The Army National guard recruiters later offered their drug-running services to undercover informants who posed as Mexican drug lords during the sting, Radtke said.

 

So far, Operation Lively Green has led to the convictions of 69 members of the military, prison guards, law enforcement employees and other public servants on charges they accepted bribes to help smuggle cocaine.

 

Military officials say the criminal acts of Tucson's recruiters were regrettable but rare.

 

Janice Hagar, a Marine Corps recruiting spokeswoman, pointed out that there are thousands of recruiters working across the country: "This was an isolated incident."

 

Military officials say they kept the recruiters on the job because the FBI told them to leave the suspects alone so as not to jeopardize the sting. The military said it also didn't know some recruiters were under investigation.

 

This isn't the first time the FBI has come under criticism in the Lively Green case.

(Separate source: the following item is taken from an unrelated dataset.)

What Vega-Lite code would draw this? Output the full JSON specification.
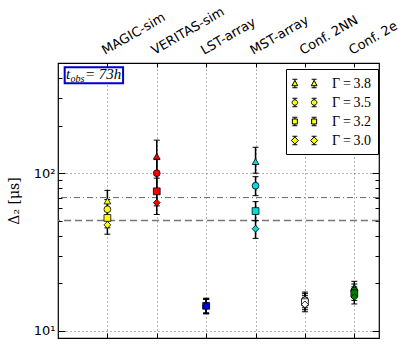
{
  "$schema": "https://vega.github.io/schema/vega-lite/v6.json",
  "width": 321,
  "height": 275,
  "autosize": "none",
  "padding": {"left": 58, "top": 63, "right": 36, "bottom": 8},
  "background": "white",
  "config": {
    "view": {"stroke": "black", "strokeWidth": 1.2},
    "axis": {"labelColor": "black", "tickColor": "black", "domain": false}
  },
  "data": {
    "values": [
      {"t": "MAGIC-sim", "g": "3.8", "v": 66.6, "lo": 57.5, "hi": 77.8},
      {"t": "MAGIC-sim", "g": "3.5", "v": 59, "lo": 51, "hi": 68},
      {"t": "MAGIC-sim", "g": "3.2", "v": 52, "lo": 45, "hi": 60},
      {"t": "MAGIC-sim", "g": "3.0", "v": 47, "lo": 41, "hi": 54},
      {"t": "VERITAS-sim", "g": "3.8", "v": 128, "lo": 101, "hi": 162},
      {"t": "VERITAS-sim", "g": "3.5", "v": 100, "lo": 80, "hi": 122},
      {"t": "VERITAS-sim", "g": "3.2", "v": 76.7, "lo": 62, "hi": 93},
      {"t": "VERITAS-sim", "g": "3.0", "v": 65, "lo": 54.7, "hi": 77},
      {"t": "LST-array", "g": "3.8", "v": 14.5, "lo": 13.0, "hi": 16.1},
      {"t": "LST-array", "g": "3.5", "v": 14.4, "lo": 12.9, "hi": 16.0},
      {"t": "LST-array", "g": "3.2", "v": 14.4, "lo": 12.9, "hi": 15.9},
      {"t": "LST-array", "g": "3.0", "v": 14.3, "lo": 12.8, "hi": 15.8},
      {"t": "MST-array", "g": "3.8", "v": 118.5, "lo": 100, "hi": 146},
      {"t": "MST-array", "g": "3.5", "v": 83.2, "lo": 72, "hi": 95},
      {"t": "MST-array", "g": "3.2", "v": 57.5, "lo": 50, "hi": 66},
      {"t": "MST-array", "g": "3.0", "v": 44.4, "lo": 38.6, "hi": 50},
      {"t": "Conf. 2NN", "g": "3.8", "v": 16.0, "lo": 14.4, "hi": 17.6},
      {"t": "Conf. 2NN", "g": "3.5", "v": 15.6, "lo": 14.0, "hi": 17.2},
      {"t": "Conf. 2NN", "g": "3.2", "v": 15.2, "lo": 13.6, "hi": 16.7},
      {"t": "Conf. 2NN", "g": "3.0", "v": 14.7, "lo": 13.2, "hi": 16.2},
      {"t": "Conf. 2e", "g": "3.8", "v": 18.8, "lo": 16.9, "hi": 20.6},
      {"t": "Conf. 2e", "g": "3.5", "v": 18.0, "lo": 16.2, "hi": 19.8},
      {"t": "Conf. 2e", "g": "3.2", "v": 17.3, "lo": 15.6, "hi": 19.0},
      {"t": "Conf. 2e", "g": "3.0", "v": 16.4, "lo": 14.8, "hi": 18.1}
    ]
  },
  "resolve": {
    "scale": {"shape": "independent"},
    "axis": {"x": "independent", "y": "independent"}
  },
  "layer": [
    {
      "data": {"values": [{"ref": 70}]},
      "mark": {"type": "rule", "color": "#666", "strokeWidth": 1, "strokeDash": [6, 3, 1, 3]},
      "encoding": {"y": {"field": "ref", "type": "quantitative", "axis": null}}
    },
    {
      "data": {"values": [{"ref": 50}]},
      "mark": {"type": "rule", "color": "#777", "strokeWidth": 1.5, "strokeDash": [7, 4]},
      "encoding": {"y": {"field": "ref", "type": "quantitative", "axis": null}}
    },
    {
      "mark": {"type": "rule", "color": "black", "strokeWidth": 1.5},
      "encoding": {
        "x": {
          "field": "t", "type": "nominal",
          "scale": {"type": "point", "padding": 0.75, "align": 0.6667,
            "domain": ["MAGIC-sim", "VERITAS-sim", "LST-array", "MST-array", "Conf. 2NN", "Conf. 2e"]},
          "axis": {
            "orient": "top", "title": null, "labels": false,
            "tickSize": -4, "grid": true, "gridDash": [1, 3],
            "gridColor": "#666", "gridWidth": 1
          }
        },
        "y": {
          "field": "lo", "type": "quantitative",
          "scale": {"type": "log", "domain": [9, 500], "nice": false, "zero": false},
          "axis": {
            "orient": "left",
            "values": [10, 20, 30, 40, 50, 60, 70, 80, 90, 100, 200, 300, 400],
            "labelExpr": "datum.value == 10 ? '10¹' : (datum.value == 100 ? '10²' : '')",
            "labelFont": "DejaVu Sans", "labelFontSize": 13, "labelPadding": 10,
            "labelOverlap": false,
            "tickSize": {"condition": {"test": "datum.value == 10 || datum.value == 100", "value": -7}, "value": -4},
            "grid": true, "gridDash": [1, 3], "gridColor": "#666",
            "gridOpacity": {"condition": {"test": "datum.value == 10 || datum.value == 100", "value": 1}, "value": 0},
            "title": "Δ₂ [μs]", "titleFont": "DejaVu Serif", "titleFontSize": 14,
            "titleFontWeight": "normal", "titleColor": "black", "titlePadding": 12
          }
        },
        "y2": {"field": "hi"}
      }
    },
    {
      "mark": {"type": "tick", "color": "black", "thickness": 1, "size": 6, "opacity": 1},
      "encoding": {
        "x": {"field": "t", "type": "nominal",
          "axis": {"orient": "bottom", "labels": false, "title": null, "tickSize": -5, "grid": false}},
        "y": {"field": "lo", "type": "quantitative",
          "axis": {
            "orient": "right", "labels": false, "title": null, "grid": false,
            "values": [10, 20, 30, 40, 50, 60, 70, 80, 90, 100, 200, 300, 400],
            "tickSize": {"condition": {"test": "datum.value == 10 || datum.value == 100", "value": -7}, "value": -4}
          }}
      }
    },
    {
      "mark": {"type": "tick", "color": "black", "thickness": 1, "size": 6, "opacity": 1},
      "encoding": {
        "x": {"field": "t", "type": "nominal", "axis": null},
        "y": {"field": "hi", "type": "quantitative", "axis": null}
      }
    },
    {
      "mark": {"type": "point", "filled": true, "stroke": "black", "strokeWidth": 0.8, "size": 46, "opacity": 1},
      "encoding": {
        "x": {"field": "t", "type": "nominal", "axis": null},
        "y": {"field": "v", "type": "quantitative", "axis": null},
        "shape": {"field": "g", "type": "nominal", "legend": null,
          "scale": {"domain": ["3.8", "3.5", "3.2", "3.0"], "range": ["triangle-up", "circle", "square", "diamond"]}},
        "fill": {"field": "t", "type": "nominal", "legend": null,
          "scale": {"domain": ["MAGIC-sim", "VERITAS-sim", "LST-array", "MST-array", "Conf. 2NN", "Conf. 2e"],
            "range": ["#ffff00", "#ff0000", "#0000ff", "#00dddd", "#ffffff", "#008000"]}}
      }
    },
    {
      "data": {"values": [{"t": "MAGIC-sim"}, {"t": "VERITAS-sim"}, {"t": "LST-array"}, {"t": "MST-array"}, {"t": "Conf. 2NN"}, {"t": "Conf. 2e"}]},
      "mark": {"type": "text", "font": "DejaVu Sans", "fontSize": 13, "color": "black", "align": "left", "baseline": "alphabetic", "dx": 2, "dy": -8, "clip": false},
      "encoding": {
        "x": {"field": "t", "type": "nominal", "axis": null},
        "y": {"datum": 500, "type": "quantitative", "axis": null},
        "angle": {"value": 330},
        "text": {"field": "t"}
      }
    },
    {
      "transform": [{"filter": "false"}],
      "mark": {"type": "point", "filled": true, "strokeWidth": 1, "opacity": 1},
      "encoding": {
        "fill": {"value": "#ffff00"},
        "stroke": {"value": "black"},
        "shape": {
          "field": "g", "type": "nominal",
          "scale": {
            "domain": ["3.8", "3.5", "3.2", "3.0"],
            "range": [
              "M-1.203,-0.531L-1.203,-0.406M-1.203,0.281L-1.203,0.531M-1.516,-0.531L-0.891,-0.531M-1.516,0.531L-0.891,0.531M-1.563,0.281L-0.844,0.281L-1.203,-0.406ZM1.203,-0.531L1.203,-0.406M1.203,0.281L1.203,0.531M0.891,-0.531L1.516,-0.531M0.891,0.531L1.516,0.531M0.844,0.281L1.563,0.281L1.203,-0.406Z",
              "M-1.203,-0.531L-1.203,-0.344M-1.203,0.344L-1.203,0.531M-1.516,-0.531L-0.891,-0.531M-1.516,0.531L-0.891,0.531M-1.547,0A0.344,0.344,0,1,0,-0.859,0A0.344,0.344,0,1,0,-1.547,0ZM1.203,-0.531L1.203,-0.344M1.203,0.344L1.203,0.531M0.891,-0.531L1.516,-0.531M0.891,0.531L1.516,0.531M0.859,0A0.344,0.344,0,1,0,1.547,0A0.344,0.344,0,1,0,0.859,0Z",
              "M-1.203,-0.531L-1.203,-0.313M-1.203,0.313L-1.203,0.531M-1.516,-0.531L-0.891,-0.531M-1.516,0.531L-0.891,0.531M-1.516,-0.313L-0.891,-0.313L-0.891,0.313L-1.516,0.313ZM1.203,-0.531L1.203,-0.313M1.203,0.313L1.203,0.531M0.891,-0.531L1.516,-0.531M0.891,0.531L1.516,0.531M0.891,-0.313L1.516,-0.313L1.516,0.313L0.891,0.313Z",
              "M-1.203,-0.531L-1.203,-0.438M-1.203,0.438L-1.203,0.531M-1.516,-0.531L-0.891,-0.531M-1.516,0.531L-0.891,0.531M-1.203,-0.438L-0.766,0L-1.203,0.438L-1.641,0ZM1.203,-0.531L1.203,-0.438M1.203,0.438L1.203,0.531M0.891,-0.531L1.516,-0.531M0.891,0.531L1.516,0.531M1.203,-0.438L1.641,0L1.203,0.438L0.766,0Z"
            ]
          },
          "legend": {
            "title": null, "orient": "none", "legendX": 228, "legendY": 6,
            "labelExpr": "'Γ\u2009=\u2009' + datum.label",
            "labelFont": "Liberation Serif", "labelFontSize": 14, "labelColor": "black",
            "symbolSize": 256, "symbolStrokeWidth": 1, "symbolOpacity": 1, "symbolOffset": 4,
            "strokeColor": "black", "fillColor": "white", "padding": 6,
            "labelOffset": 19, "rowPadding": 3, "cornerRadius": 0
          }
        }
      }
    },
    {
      "data": {"values": [{"t": "MAGIC-sim", "y": 418}]},
      "mark": {"type": "point", "filled": true, "fill": "white", "stroke": "#0000cc", "strokeWidth": 2, "opacity": 1,
        "shape": "M-1,-0.274L1,-0.274L1,0.274L-1,0.274Z", "size": 3411, "xOffset": -13.5},
      "encoding": {
        "x": {"field": "t", "type": "nominal", "axis": null},
        "y": {"field": "y", "type": "quantitative", "axis": null}
      }
    },
    {
      "data": {"values": [{"t": "MAGIC-sim", "y": 418, "s": "t"}]},
      "mark": {"type": "text", "font": "Liberation Serif", "fontStyle": "italic", "fontSize": 15, "align": "left", "baseline": "alphabetic", "dx": -41.4, "dy": 3.7, "color": "black"},
      "encoding": {
        "x": {"field": "t", "type": "nominal", "axis": null},
        "y": {"field": "y", "type": "quantitative", "axis": null},
        "text": {"field": "s"}
      }
    },
    {
      "data": {"values": [{"t": "MAGIC-sim", "y": 418, "s": "obs"}]},
      "mark": {"type": "text", "font": "Liberation Serif", "fontStyle": "italic", "fontSize": 10, "align": "left", "baseline": "alphabetic", "dx": -37, "dy": 7, "color": "black"},
      "encoding": {
        "x": {"field": "t", "type": "nominal", "axis": null},
        "y": {"field": "y", "type": "quantitative", "axis": null},
        "text": {"field": "s"}
      }
    },
    {
      "data": {"values": [{"t": "MAGIC-sim", "y": 418, "s": "= 73h"}]},
      "mark": {"type": "text", "font": "Liberation Serif", "fontStyle": "italic", "fontSize": 15, "align": "left", "baseline": "alphabetic", "dx": -22.4, "dy": 3.7, "color": "black"},
      "encoding": {
        "x": {"field": "t", "type": "nominal", "axis": null},
        "y": {"field": "y", "type": "quantitative", "axis": null},
        "text": {"field": "s"}
      }
    }
  ]
}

Allegations of sexual misconduct by undercover informants also have dogged the case and could result in reduced punishment for the recruiters and dozens of other defendants.

 

Judy Burns, a governing board member with the Tucson Unified School District, criticized the FBI for allowing the recruiters to stay on the job so long.

 

"It's ludicrous to me that the FBI would leave these people in place and allow them onto our high school campuses," Burns said. "They should have been monitoring them constantly."

 

Monica Young, who has two children attending Tucson high schools, agreed.

 

"It is appalling that recruiters who were known to be involved in such activity were allowed on any school campus," she said.

 

Special Agent Deb McCarley said the FBI generally performs risk assessments before deciding to keep suspects who work in public positions on the job during undercover probes.

 

"We recognize the range of ethical issues that inherently arise in the course of our undercover investigations," McCarley said in an e-mail. "We have sound policies in place" to address such dilemmas, she said, and "this case has been no exception."